• **Instructions for the task**:
Please retype the data in full and exactly; the pictures are not part of the copy.
** BEGIN **
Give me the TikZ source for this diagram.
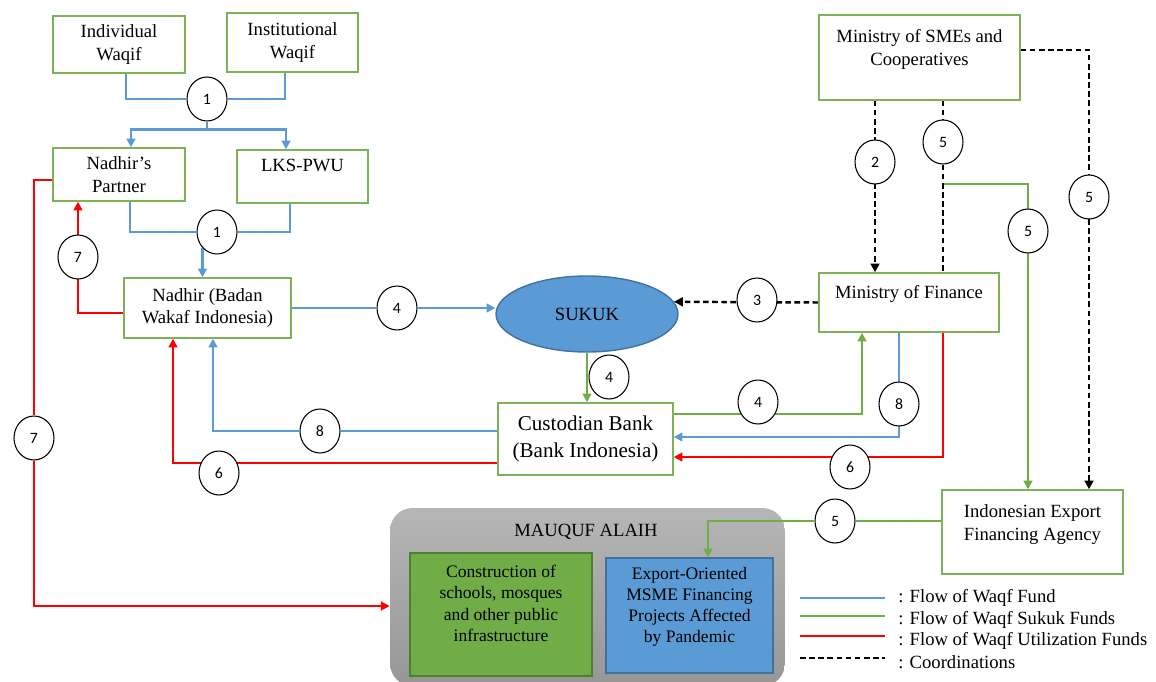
\documentclass[tikz,border=0pt]{standalone}
\usepackage{fontspec}
\setmainfont{Liberation Serif}
\newfontfamily\numfont{Carlito}
\usetikzlibrary{arrows.meta,shapes.geometric,backgrounds}

\definecolor{waqfblue}{HTML}{5B9BD5}
\definecolor{sukukgreen}{HTML}{70AD47}
\definecolor{utilred}{HTML}{FF0000}
\definecolor{boxgreen}{HTML}{7DB356}
\definecolor{darkblue}{HTML}{41719C}
\definecolor{darkgreen}{HTML}{507E32}

\tikzset{
  >={Triangle[length=5pt,width=5pt]},
  box/.style={draw=boxgreen, line width=0.8pt, fill=white, align=center, inner sep=2pt,
    font=\fontsize{10.6}{13}\selectfont},
  inner/.style={line width=0.8pt, align=center, inner sep=2pt, font=\fontsize{10}{12}\selectfont},
  lift/.style={text depth=#1},
  num/.style={ellipse, draw=black, line width=0.6pt, fill=white, minimum width=0.8cm,
    minimum height=0.88cm, inner sep=0pt, font=\numfont\fontsize{9}{9}\selectfont},
  legend/.style={anchor=west, inner sep=0pt, font=\fontsize{10.6}{13}\selectfont},
  waqfflow/.style={draw=waqfblue, line width=1.2pt},
  sukukflow/.style={draw=sukukgreen, line width=1.2pt},
  utilflow/.style={draw=utilred, line width=1.2pt},
  coordflow/.style={draw=black, line width=1.4pt, dash pattern=on 3.2pt off 2pt},
}

\begin{document}
\begin{tikzpicture}[x=0.02cm, y=-0.02cm]
\useasboundingbox (0,0) rectangle (1156,682);
% boxes
\path (119,44.5) node[box, minimum width=2.64cm, minimum height=1.14cm] (ind) {Individual\\Waqif};
\path (292.5,42.5) node[box, minimum width=2.62cm, minimum height=1.18cm] (ins) {Institutional\\Waqif};
\path (119,174.5) node[box, minimum width=2.64cm, minimum height=1.06cm] (partner) {Nadhir's\\Partner};
\path (302.5,176.5) node[box, lift=12.7pt, minimum width=2.62cm, minimum height=1.06cm] (lks) {LKS-PWU};
\path (207.5,308) node[box, minimum width=3.34cm, minimum height=1.2cm] (nadhir) {Nadhir (Badan\\Wakaf Indonesia)};
\path (587,314) node[ellipse, draw=darkblue, fill=waqfblue, line width=0.8pt, minimum width=3.64cm,
  minimum height=1.52cm, inner sep=0pt, font=\fontsize{10.6}{12}\selectfont] (sukuk) {SUKUK};
\path (585.5,439) node[box, minimum width=3.5cm, minimum height=1.44cm, font=\fontsize{12}{15}\selectfont] (cust) {Custodian Bank\\(Bank Indonesia)};
\path (919.5,57.5) node[box, lift=11.1pt, minimum width=4.02cm, minimum height=1.7cm] (smes) {Ministry of SMEs and\\Cooperatives};
\path (909,302.5) node[box, lift=12pt, minimum width=3.6cm, minimum height=1.18cm] (mof) {Ministry of Finance};
\path (1032.5,532) node[box, lift=10.5pt, minimum width=3.62cm, minimum height=1.68cm] (ifa) {Indonesian Export\\Financing Agency};

% mauquf alaih
\path (586,532) node[font=\fontsize{10.6}{13}\selectfont] (mtitle) {MAUQUF ALAIH};
\path (501,614.5) node[inner, fill=sukukgreen, draw=darkgreen, lift=12.7pt, minimum width=3.64cm,
  minimum height=2.46cm] (infra) {Construction of\\schools, mosques\\and other public\\infrastructure};
\path (689.5,615.5) node[inner, fill=waqfblue, draw=darkblue, lift=12.1pt, minimum width=3.34cm,
  minimum height=2.3cm] (msme) {Export-Oriented\\MSME Financing\\Projects Affected\\by Pandemic};

% numbers
\path (207,99) node[num] (c1a) {1};
\path (217,232) node[num] (c1b) {1};
\path (78,257) node[num] (c7a) {7};
\path (34,438) node[num] (c7b) {7};
\path (397,308) node[num] (c4a) {4};
\path (609,377) node[num] (c4b) {4};
\path (758,402) node[num] (c4c) {4};
\path (757,300) node[num] (c3) {3};
\path (320,431) node[num] (c8a) {8};
\path (899,404) node[num] (c8b) {8};
\path (219,473) node[num] (c6a) {6};
\path (850,467) node[num] (c6b) {6};
\path (875,162) node[num] (c2) {2};
\path (943,142) node[num] (c5a) {5};
\path (1028,231) node[num] (c5b) {5};
\path (1089,197) node[num] (c5c) {5};
\path (835,521) node[num] (c5d) {5};

\begin{scope}[on background layer]
\path (587.5,597) node[rounded corners=0.45cm, top color={rgb,255:red,182;green,182;blue,182},
  bottom color={rgb,255:red,150;green,150;blue,150}, minimum width=7.9cm, minimum height=3.56cm] (mauquf) {};
% flow of waqf fund
\draw[waqfflow] (ind.south -| 126,0) |- (c1a) -| (ins.south -| 285,0);
\draw[waqfflow] (c1a.south) -- ++(0,8) coordinate (split);
\draw[waqfflow,->] (split) -| (partner.north -| 131,0);
\draw[waqfflow,->] (split) -| (lks.north -| 286,0);
\draw[waqfflow] (partner.south -| 130,0) |- (c1b) -| (lks.south -| 290,0);
\draw[waqfflow,->] (c1b.south west) -- (c1b.south west |- nadhir.north);
\draw[waqfflow,->] (nadhir.east) -- (c4a) -- (nadhir.east -| sukuk.west);
\draw[waqfflow,->] (cust.west |- c8a) -- (c8a) -| (nadhir.south -| 213,0);
\draw[waqfflow,->] (mof.south -| c8b) |- (cust.east |- 0,437);
% flow of waqf sukuk funds
\draw[sukukflow,->] (sukuk.south) -- (cust.north -| sukuk.south);
\draw[sukukflow,->] (cust.east |- 0,414) -| (mof.south -| 862,0);
\coordinate (branch) at (943,184);
\draw[sukukflow,->] (branch) -| (ifa.north -| c5b);
\draw[sukukflow,->] (ifa.west |- c5d) -- (c5d) -| (msme.north -| 708,0);
% flow of waqf utilization funds
\draw[utilflow,->] (nadhir.west |- 0,313) -| (partner.south -| c7a);
\draw[utilflow,->] (partner.west |- 0,180) -| (c7b) |- (mauquf.west |- 0,606);
\draw[utilflow,->] (cust.west |- 0,463) -| (nadhir.south -| 173,0);
\draw[utilflow,->] (mof.south -| 943,0) |- (cust.east |- 0,457);
% coordinations
\draw[coordflow,->] (mof.west) -- (sukuk.8);
\draw[coordflow,->] (smes.south -| c2) -- (mof.north -| c2);
\draw[coordflow] (smes.south -| branch) -- (mof.north -| branch);
\draw[coordflow,->] (smes.east |- 0,50) -| (ifa.north -| c5c);
\end{scope}

% legend
\draw[waqfflow] (800,598) -- (885,598);
\draw[sukukflow] (800,616) -- (885,616);
\draw[utilflow] (800,636) -- (885,636);
\draw[coordflow] (800,658) -- (885,658);
\path (898,598) node[legend] (l1) {: Flow of Waqf Fund};
\path (898,620) node[legend] (l2) {: Flow of Waqf Sukuk Funds};
\path (898,641) node[legend] (l3) {: Flow of Waqf Utilization Funds};
\path (898,662) node[legend] (l4) {: Coordinations};
\end{tikzpicture}
\end{document}
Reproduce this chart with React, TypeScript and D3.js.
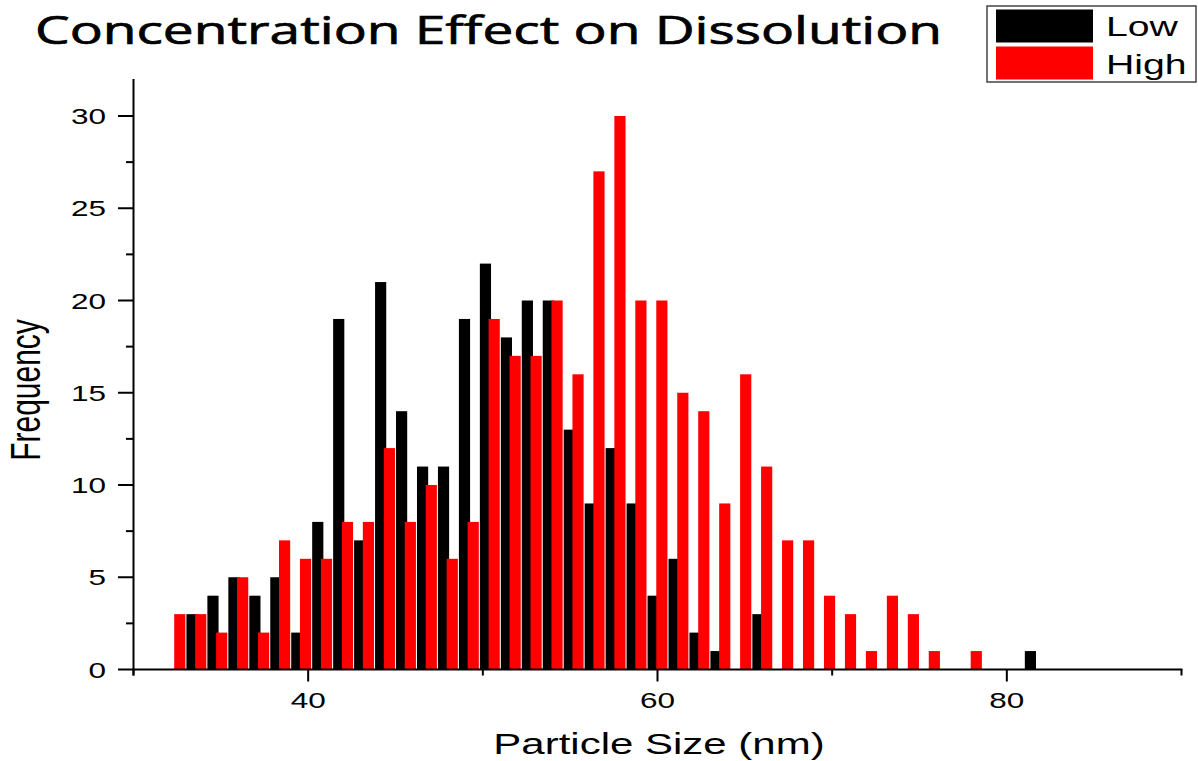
** END **
• **Correct answer**:
Give me the TikZ source for this diagram.
\documentclass[tikz,border=0pt]{standalone}
\usepackage{fontspec}
\setmainfont{Liberation Serif}
\newfontfamily\numfont{Carlito}
\usetikzlibrary{arrows.meta,shapes.geometric,backgrounds}

\definecolor{waqfblue}{HTML}{5B9BD5}
\definecolor{sukukgreen}{HTML}{70AD47}
\definecolor{utilred}{HTML}{FF0000}
\definecolor{boxgreen}{HTML}{7DB356}
\definecolor{darkblue}{HTML}{41719C}
\definecolor{darkgreen}{HTML}{507E32}

\tikzset{
  >={Triangle[length=5pt,width=5pt]},
  box/.style={draw=boxgreen, line width=0.8pt, fill=white, align=center, inner sep=2pt,
    font=\fontsize{10.6}{13}\selectfont},
  inner/.style={line width=0.8pt, align=center, inner sep=2pt, font=\fontsize{10}{12}\selectfont},
  lift/.style={text depth=#1},
  num/.style={ellipse, draw=black, line width=0.6pt, fill=white, minimum width=0.8cm,
    minimum height=0.88cm, inner sep=0pt, font=\numfont\fontsize{9}{9}\selectfont},
  legend/.style={anchor=west, inner sep=0pt, font=\fontsize{10.6}{13}\selectfont},
  waqfflow/.style={draw=waqfblue, line width=1.2pt},
  sukukflow/.style={draw=sukukgreen, line width=1.2pt},
  utilflow/.style={draw=utilred, line width=1.2pt},
  coordflow/.style={draw=black, line width=1.4pt, dash pattern=on 3.2pt off 2pt},
}

\begin{document}
\begin{tikzpicture}[x=0.02cm, y=-0.02cm]
\useasboundingbox (0,0) rectangle (1156,682);
% boxes
\path (119,44.5) node[box, minimum width=2.64cm, minimum height=1.14cm] (ind) {Individual\\Waqif};
\path (292.5,42.5) node[box, minimum width=2.62cm, minimum height=1.18cm] (ins) {Institutional\\Waqif};
\path (119,174.5) node[box, minimum width=2.64cm, minimum height=1.06cm] (partner) {Nadhir's\\Partner};
\path (302.5,176.5) node[box, lift=12.7pt, minimum width=2.62cm, minimum height=1.06cm] (lks) {LKS-PWU};
\path (207.5,308) node[box, minimum width=3.34cm, minimum height=1.2cm] (nadhir) {Nadhir (Badan\\Wakaf Indonesia)};
\path (587,314) node[ellipse, draw=darkblue, fill=waqfblue, line width=0.8pt, minimum width=3.64cm,
  minimum height=1.52cm, inner sep=0pt, font=\fontsize{10.6}{12}\selectfont] (sukuk) {SUKUK};
\path (585.5,439) node[box, minimum width=3.5cm, minimum height=1.44cm, font=\fontsize{12}{15}\selectfont] (cust) {Custodian Bank\\(Bank Indonesia)};
\path (919.5,57.5) node[box, lift=11.1pt, minimum width=4.02cm, minimum height=1.7cm] (smes) {Ministry of SMEs and\\Cooperatives};
\path (909,302.5) node[box, lift=12pt, minimum width=3.6cm, minimum height=1.18cm] (mof) {Ministry of Finance};
\path (1032.5,532) node[box, lift=10.5pt, minimum width=3.62cm, minimum height=1.68cm] (ifa) {Indonesian Export\\Financing Agency};

% mauquf alaih
\path (586,532) node[font=\fontsize{10.6}{13}\selectfont] (mtitle) {MAUQUF ALAIH};
\path (501,614.5) node[inner, fill=sukukgreen, draw=darkgreen, lift=12.7pt, minimum width=3.64cm,
  minimum height=2.46cm] (infra) {Construction of\\schools, mosques\\and other public\\infrastructure};
\path (689.5,615.5) node[inner, fill=waqfblue, draw=darkblue, lift=12.1pt, minimum width=3.34cm,
  minimum height=2.3cm] (msme) {Export-Oriented\\MSME Financing\\Projects Affected\\by Pandemic};

% numbers
\path (207,99) node[num] (c1a) {1};
\path (217,232) node[num] (c1b) {1};
\path (78,257) node[num] (c7a) {7};
\path (34,438) node[num] (c7b) {7};
\path (397,308) node[num] (c4a) {4};
\path (609,377) node[num] (c4b) {4};
\path (758,402) node[num] (c4c) {4};
\path (757,300) node[num] (c3) {3};
\path (320,431) node[num] (c8a) {8};
\path (899,404) node[num] (c8b) {8};
\path (219,473) node[num] (c6a) {6};
\path (850,467) node[num] (c6b) {6};
\path (875,162) node[num] (c2) {2};
\path (943,142) node[num] (c5a) {5};
\path (1028,231) node[num] (c5b) {5};
\path (1089,197) node[num] (c5c) {5};
\path (835,521) node[num] (c5d) {5};

\begin{scope}[on background layer]
\path (587.5,597) node[rounded corners=0.45cm, top color={rgb,255:red,182;green,182;blue,182},
  bottom color={rgb,255:red,150;green,150;blue,150}, minimum width=7.9cm, minimum height=3.56cm] (mauquf) {};
% flow of waqf fund
\draw[waqfflow] (ind.south -| 126,0) |- (c1a) -| (ins.south -| 285,0);
\draw[waqfflow] (c1a.south) -- ++(0,8) coordinate (split);
\draw[waqfflow,->] (split) -| (partner.north -| 131,0);
\draw[waqfflow,->] (split) -| (lks.north -| 286,0);
\draw[waqfflow] (partner.south -| 130,0) |- (c1b) -| (lks.south -| 290,0);
\draw[waqfflow,->] (c1b.south west) -- (c1b.south west |- nadhir.north);
\draw[waqfflow,->] (nadhir.east) -- (c4a) -- (nadhir.east -| sukuk.west);
\draw[waqfflow,->] (cust.west |- c8a) -- (c8a) -| (nadhir.south -| 213,0);
\draw[waqfflow,->] (mof.south -| c8b) |- (cust.east |- 0,437);
% flow of waqf sukuk funds
\draw[sukukflow,->] (sukuk.south) -- (cust.north -| sukuk.south);
\draw[sukukflow,->] (cust.east |- 0,414) -| (mof.south -| 862,0);
\coordinate (branch) at (943,184);
\draw[sukukflow,->] (branch) -| (ifa.north -| c5b);
\draw[sukukflow,->] (ifa.west |- c5d) -- (c5d) -| (msme.north -| 708,0);
% flow of waqf utilization funds
\draw[utilflow,->] (nadhir.west |- 0,313) -| (partner.south -| c7a);
\draw[utilflow,->] (partner.west |- 0,180) -| (c7b) |- (mauquf.west |- 0,606);
\draw[utilflow,->] (cust.west |- 0,463) -| (nadhir.south -| 173,0);
\draw[utilflow,->] (mof.south -| 943,0) |- (cust.east |- 0,457);
% coordinations
\draw[coordflow,->] (mof.west) -- (sukuk.8);
\draw[coordflow,->] (smes.south -| c2) -- (mof.north -| c2);
\draw[coordflow] (smes.south -| branch) -- (mof.north -| branch);
\draw[coordflow,->] (smes.east |- 0,50) -| (ifa.north -| c5c);
\end{scope}

% legend
\draw[waqfflow] (800,598) -- (885,598);
\draw[sukukflow] (800,616) -- (885,616);
\draw[utilflow] (800,636) -- (885,636);
\draw[coordflow] (800,658) -- (885,658);
\path (898,598) node[legend] (l1) {: Flow of Waqf Fund};
\path (898,620) node[legend] (l2) {: Flow of Waqf Sukuk Funds};
\path (898,641) node[legend] (l3) {: Flow of Waqf Utilization Funds};
\path (898,662) node[legend] (l4) {: Coordinations};
\end{tikzpicture}
\end{document}
Reproduce this chart with React, TypeScript and D3.js.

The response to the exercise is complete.